Savino’s refrigerator wasn’t working, Sen. Jeff Klein recalled on Monday, so it meant warm sodas to go along with the pizza – one cheese, one pepperoni – they ordered.
But Savino’s downstairs neighbor kept stopping by during the secret meeting at which the four senators were plotting the final moves to form their splinter group. That neighbor, Assemblyman Matthew Titone, who like Savino is from Staten Island, wanted to talk about a borough issue with here before the 2011 session got underway a couple days later. They had to keep turning him away.
“He kept coming to the door,’’ Klein said laughing about the incident that they had fought hard to keep secret – a mission they accomplished until publicly unveiling their breakaway move.
You can read a quick profile about the group – the Independent Democratic Conference -- here in today’s Buffalo News, including Klein’s insistence – one he made three times yesterday during what was his first media interview since last week’s elections -- that his breakaway group is a permanent fixture on the Albany landscape. [Still, he would not say if his group will lean to help the GOP maintain the Senate or rejoin the main Democratic conference to help that group grab back control.]

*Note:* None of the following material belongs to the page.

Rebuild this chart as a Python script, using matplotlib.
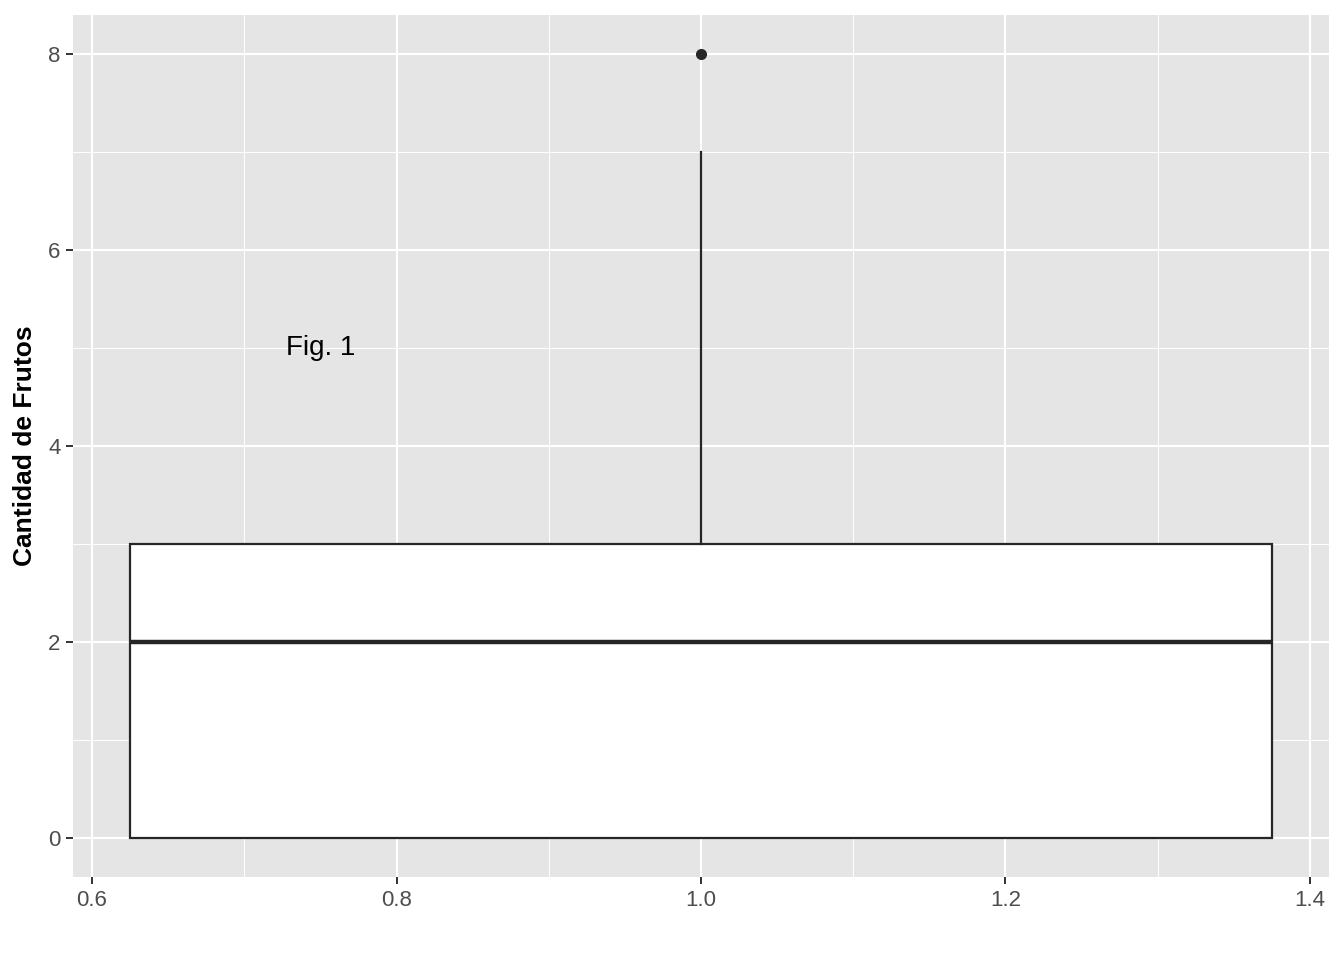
import numpy as np
import matplotlib.pyplot as plt

plt.rcParams['font.family'] = ['Liberation Sans', 'DejaVu Sans']

# box statistics
box_pos = 1.0
box_width = 0.75
q1 = 0
median = 2
q3 = 3
whisker_low = 0
whisker_high = 7
outliers = [8]

x_ticks = [0.6, 0.8, 1.0, 1.2, 1.4]
y_ticks = [0, 2, 4, 6, 8]

fig = plt.figure(figsize=(13.44, 9.6), dpi=100)
ax = fig.add_axes([73/1344, 1 - 877/960, (1329 - 73)/1344, (877 - 15)/960])
ax.set_facecolor('#E5E5E5')

# gridlines, ggplot style
ax.set_xticks(x_ticks)
ax.set_yticks(y_ticks)
ax.set_xticks(np.arange(0.7, 1.4, 0.2), minor=True)
ax.set_yticks(np.arange(1, 8, 2), minor=True)
ax.grid(True, which='major', color='white', linewidth=1.5)
ax.grid(True, which='minor', color='white', linewidth=0.7)
ax.set_axisbelow(True)

stats = [{'med': median, 'q1': q1, 'q3': q3, 'whislo': whisker_low,
          'whishi': whisker_high, 'fliers': outliers}]
ax.bxp(stats, positions=[box_pos], widths=box_width, patch_artist=True,
       showcaps=False,
       boxprops=dict(facecolor='white', edgecolor='#262626', linewidth=1.6),
       medianprops=dict(color='#262626', linewidth=3.2, solid_capstyle='butt'),
       whiskerprops=dict(color='#262626', linewidth=1.6),
       flierprops=dict(marker='o', markerfacecolor='#262626',
                       markeredgecolor='#262626', markersize=7),
       manage_ticks=False, zorder=3)

ax.text(0.75, 5, 'Fig. 1', fontsize=20, ha='center', va='center', color='black')

ax.set_xlim(0.5875, 1.4125)
ax.set_ylim(-0.4, 8.4)
ax.set_xticklabels(['0.6', '0.8', '1.0', '1.2', '1.4'])
ax.set_yticklabels(['0', '2', '4', '6', '8'])
ax.tick_params(which='major', length=5, width=1.4, color='#333333',
               labelsize=16, labelcolor='#4D4D4D', pad=4)
ax.tick_params(which='minor', length=0)
for s in ax.spines.values():
    s.set_visible(False)

ax.set_ylabel('Cantidad de Frutos', fontsize=19, fontweight='bold', labelpad=8)

fig.savefig('out.png', dpi=100)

He was asked about the chief talking point by Senate Democrats since Election Day: that the four breakaway senators are all Democrats representing heavy Democratic districts and that, in the end, they will see no choice but to help fellow Democrats keep the GOP from retaining power. His response: “No comment.’’
Put all the comments together and they all amount to one thing: worries for the central Democratic conference.
Democrats were already quickly responding to today's story. A chief complaint: Klein was the head of the Senate Democratic campaign committee when the party lost control back to the Republicans in the 2010 elections.